Trump has mastered the art form of being uncommunicative while communicating. All he seems capable of is sound bites. So and so is a nice guy, he will explain in a declarative sentence, followed by withering negatives. Then he closes with a “He’s a maniac, but a nice guy. I like him.” Trump never seems to have a second paragraph, where he might explain his policy proposal. But it works. It’s a lot of fun in this age where folks no longer ask, “Where’s the beef?”
In the fifth performance of the Republican Debating Society in Vegas (12/15/15), the main event was a chance to see who was nastier, Trump or Cruz? Side by side on the stage, Trump, the presumptive president-elect, according to the polls which are good enough for Trump to declare victory long before election day, versus Cruz the bomb thrower, who had just won an Iowa poll!
It began with promise. The U-Boat commander Wolf Blitzkrieg asked the first question about reported Trump-Cruz differences. Trump brushed it off. “Don’t worry. He’s a nice guy. He may be a maniac, but he’s a nice man. I like him.” He even patted Cruz on the back.
But a cockfight between those two bantamweights, Rubio and Cruz, stole the show from Trump. He wasn’t the center of attention in Vegas for the first time, and he reacted badly. You could see it in the hands.
Have you ever noticed his seemingly choreographed hand movements as he talks? It’s as if he is sending out signals to other aliens, mostly in LA these days.
They never stopped moving, becoming increasingly frenetic as he became the second banana in the dog and pony show that passes for debating.
I tell you not since seeing the old newsreels of Mussolini— talking to the troops from his balcony in Roma about making the world safe for fascismo italiano, providing spazzo vitale (living space) by invading Ethiopia before WW II— have I seen such expressive hands. Avanti, soldati!
If there was a ban on using hands, as in a soccer match, Trump would be speechless.
He grew so inarticulate as the two youngest of the ratpack — Rubio and Cruz—squabbled and bickered about who was toughest on immigration, Trump turned to another oratorical strategy: making faces.
Sen. Lindsay Graham, when not advocating more boots on the ground, is the best mugger in the Mickey Mouse Club of candidates. Fortunately, his opponents cannot see the rolling of the eyes in that devastating South Carolinian way.

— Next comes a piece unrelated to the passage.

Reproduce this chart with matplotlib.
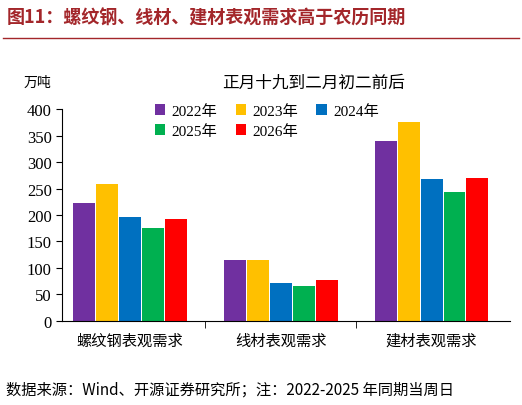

Trump does not reach the peak of oratory with his face as with his hands. His making a face while others spoke looks very childish.
Especially when it is followed by the jutting of the jaw, his way of listening to criticism. Mussolini couldn’t have said it better with limited verbalization when Trump dismissed a Bush argument with the numbers “42-3” (poll results, a summation of the issues).
You need to understand Trump has a low threshold for criticism. Anything less than unstinting praise pains him. He’s a sensitive guy underneath all that hair.
As I see it, Trump will try to reclaim his title as the champion of non-verbal communication the next time he is in a debate with Cruz, who is emerging as the leader of the ratpack. Ted, the only candidate born in Canada who still thinks he is eligible to run for president, whatever the Constitution says about native-born, may be the smartest man who ever ran for president in either party.
He has a tremendous legal background. Dershowitz called young Ted the smartest student he ever had in law school. He clerked for Chief Justice Rehnquist. He was the Solicitor for the State of Texas and argued brilliantly in the Supreme Court.
One on one, debating Trump, he can nail him to the wall.
Trump will explode. He’s got a mean temper. Ask any of the other real estate moguls who did business with him. If he doesn’t get his way, he is like a three year-old, lying on the floor, kicking his heels.
Let’s face it, the real Trump is a spoiled brat. His father spoiled him, for example, by giving him $50 million as a graduation present from Wharton, which he managed to turn into zero during his first bankruptcy.
Do we want a spoiled brat dealing with Komrade Putin? A temper tantrum in not getting his way with that mad Russian, he could accidentally start World War III.